8. The multi-functional modularized exercise apparatus according to claim 5, wherein the power module has a generator, the generator is securely disposed in the first housing and is aligned to the power source, and the second end of the drive shaft is connected to a second rotation shaft of the generator.

9. The multi-functional modularized exercise apparatus according to claim 5, wherein the power module has a torque sensor, and the torque sensor is sleeved on the drive shaft and is configured to detect a value of a torque generated when the drive shaft pivots.

10. The multi-functional modularized exercise apparatus according to claim 1, further comprising a muscle perception module, wherein the muscle perception module is electrically coupled to the control system and is configured to detect a muscle status of a user and to convert the muscle status into a perception signal, and the control system receives and reads the perception signal to determine the muscle status of the user.

11. The multi-functional modularized exercise apparatus according to claim 10, wherein when the control system determines that the user's muscle is in a tired status, the control system reduces the resistance of the power module, and when the control system determines that the user's muscle is in an energetic status, the control system increases the resistance of the power module.
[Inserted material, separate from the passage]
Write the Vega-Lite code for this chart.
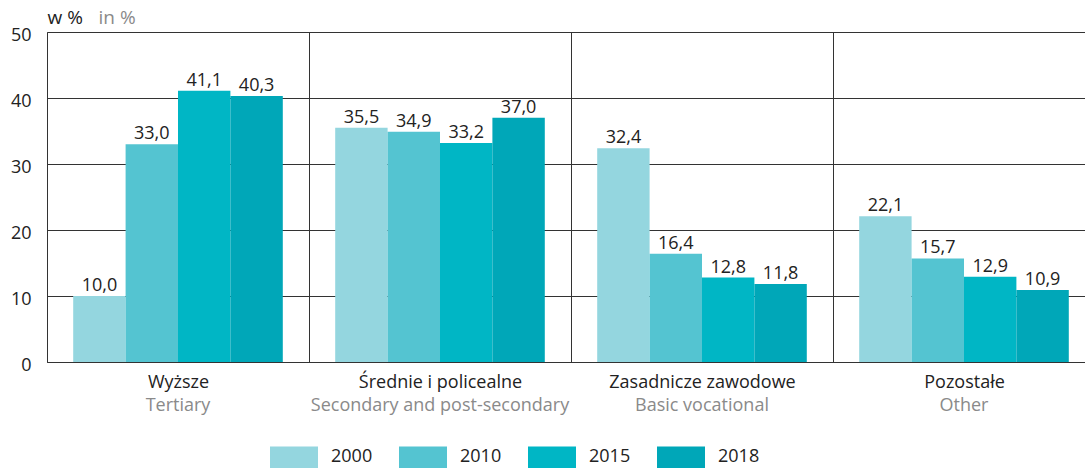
{
  "$schema": "https://vega.github.io/schema/vega-lite/v6.json",
  "width": 1038,
  "height": 330,
  "autosize": {"type": "none"},
  "padding": {"left": 47, "top": 32, "right": 0, "bottom": 106},
  "config": {
    "font": "Open Sans",
    "view": {"stroke": null},
    "locale": {"number": {"decimal": ",", "thousands": "\u00a0", "grouping": [3], "currency": ["", " zł"]}}
  },
  "data": {
    "values": [
      {"category": "Wyższe", "year": "2000", "value": 10.0},
      {"category": "Wyższe", "year": "2010", "value": 33.0},
      {"category": "Wyższe", "year": "2015", "value": 41.1},
      {"category": "Wyższe", "year": "2018", "value": 40.3},
      {"category": "Średnie i policealne", "year": "2000", "value": 35.5},
      {"category": "Średnie i policealne", "year": "2010", "value": 34.9},
      {"category": "Średnie i policealne", "year": "2015", "value": 33.2},
      {"category": "Średnie i policealne", "year": "2018", "value": 37.0},
      {"category": "Zasadnicze zawodowe", "year": "2000", "value": 32.4},
      {"category": "Zasadnicze zawodowe", "year": "2010", "value": 16.4},
      {"category": "Zasadnicze zawodowe", "year": "2015", "value": 12.8},
      {"category": "Zasadnicze zawodowe", "year": "2018", "value": 11.8},
      {"category": "Pozostałe", "year": "2000", "value": 22.1},
      {"category": "Pozostałe", "year": "2010", "value": 15.7},
      {"category": "Pozostałe", "year": "2015", "value": 12.9},
      {"category": "Pozostałe", "year": "2018", "value": 10.9}
    ]
  },
  "encoding": {
    "x": {
      "field": "category", "type": "nominal", "sort": null,
      "scale": {"range": [0, 1048], "paddingInner": 0, "paddingOuter": 0}
    },
    "xOffset": {"field": "year", "type": "nominal", "scale": {"paddingInner": 0, "paddingOuter": 0.5}},
    "y": {"field": "value", "type": "quantitative", "scale": {"domain": [0, 50], "nice": false}}
  },
  "layer": [
    {
      "mark": {"type": "bar"},
      "encoding": {
        "x": {
          "field": "category", "type": "nominal", "sort": null,
          "axis": {
            "title": null, "orient": "bottom", "labelAngle": 0, "labelFontSize": 18, "labelColor": "#222222",
            "labelPadding": 11, "labelLimit": 0, "ticks": false, "tickBand": "extent", "grid": true, "gridColor": "#333333",
            "gridWidth": 1, "domainColor": "#333333", "domainWidth": 1.2, "labelBaseline": "top"
          }
        },
        "y": {
          "field": "value", "type": "quantitative",
          "axis": {
            "orient": "left", "values": [0, 10, 20, 30, 40, 50], "grid": true, "gridColor": "#333333", "gridWidth": 1,
            "ticks": false, "domainColor": "#333333", "labelFontSize": 18, "labelColor": "#222222", "labelPadding": 16,
            "labelOffset": 3,
            "title": "w %", "titleAngle": 0, "titleAlign": "left", "titleBaseline": "alphabetic", "titleX": 0, "titleY": -9,
            "titleFontSize": 19, "titleFontWeight": "normal", "titleColor": "#222222"
          }
        },
        "color": {
          "field": "year", "type": "nominal",
          "scale": {"domain": ["2000", "2010", "2015", "2018"], "range": ["#94D6DF", "#54C4D1", "#00B6C5", "#00A7B8"]},
          "legend": {
            "title": null, "orient": "none", "legendX": 223, "legendY": 401, "direction": "horizontal", "columns": 4,
            "symbolType": "M-1,-0.46H1V0.46H-1Z", "symbolSize": 2304, "symbolStrokeWidth": 0, "symbolOpacity": 1,
            "labelFontSize": 18, "labelColor": "#222222", "labelOffset": 13, "columnPadding": 26
          }
        }
      }
    },
    {
      "mark": {"type": "text", "baseline": "alphabetic", "dy": -5, "fontSize": 18, "color": "#222222"},
      "encoding": {
        "x": {
          "field": "category", "type": "nominal", "sort": null,
          "axis": {
            "title": null, "orient": "bottom", "labelAngle": 0, "labelFontSize": 18, "labelColor": "#8a8a8a",
            "labelPadding": 34, "labelLimit": 0, "ticks": false, "grid": false, "domain": false, "labelBaseline": "top",
            "labelExpr": "{'Wyższe': 'Tertiary', 'Średnie i policealne': 'Secondary and post-secondary', 'Zasadnicze zawodowe': 'Basic vocational', 'Pozostałe': 'Other'}[datum.value]"
          }
        },
        "y": {
          "field": "value", "type": "quantitative",
          "axis": {
            "orient": "left", "grid": false, "ticks": false, "domain": false, "labels": false,
            "title": "in %", "titleAngle": 0, "titleAlign": "left", "titleBaseline": "alphabetic", "titleX": 51, "titleY": -9,
            "titleFontSize": 19, "titleFontWeight": "normal", "titleColor": "#8a8a8a"
          }
        },
        "text": {"field": "value", "type": "quantitative", "format": ".1f"}
      }
    }
  ],
  "resolve": {"axis": {"x": "independent", "y": "independent"}}
}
12. The multi-functional modularized exercise apparatus according to claim 1, further comprising an angle, speed, and acceleration perception module, wherein the angle, speed, and acceleration module is electrically coupled to the control system and configured to detect a physical training status of a user and to convert the status into a perception signal, and the control system receives the perception signal to determine a limb spread angle, speed, and acceleration of the user.

13. The multi-functional modularized exercise apparatus according to claim 12, wherein the control system is adapted to dynamically adjust the resistance of the power module according to the limb spread angle, speed, and acceleration.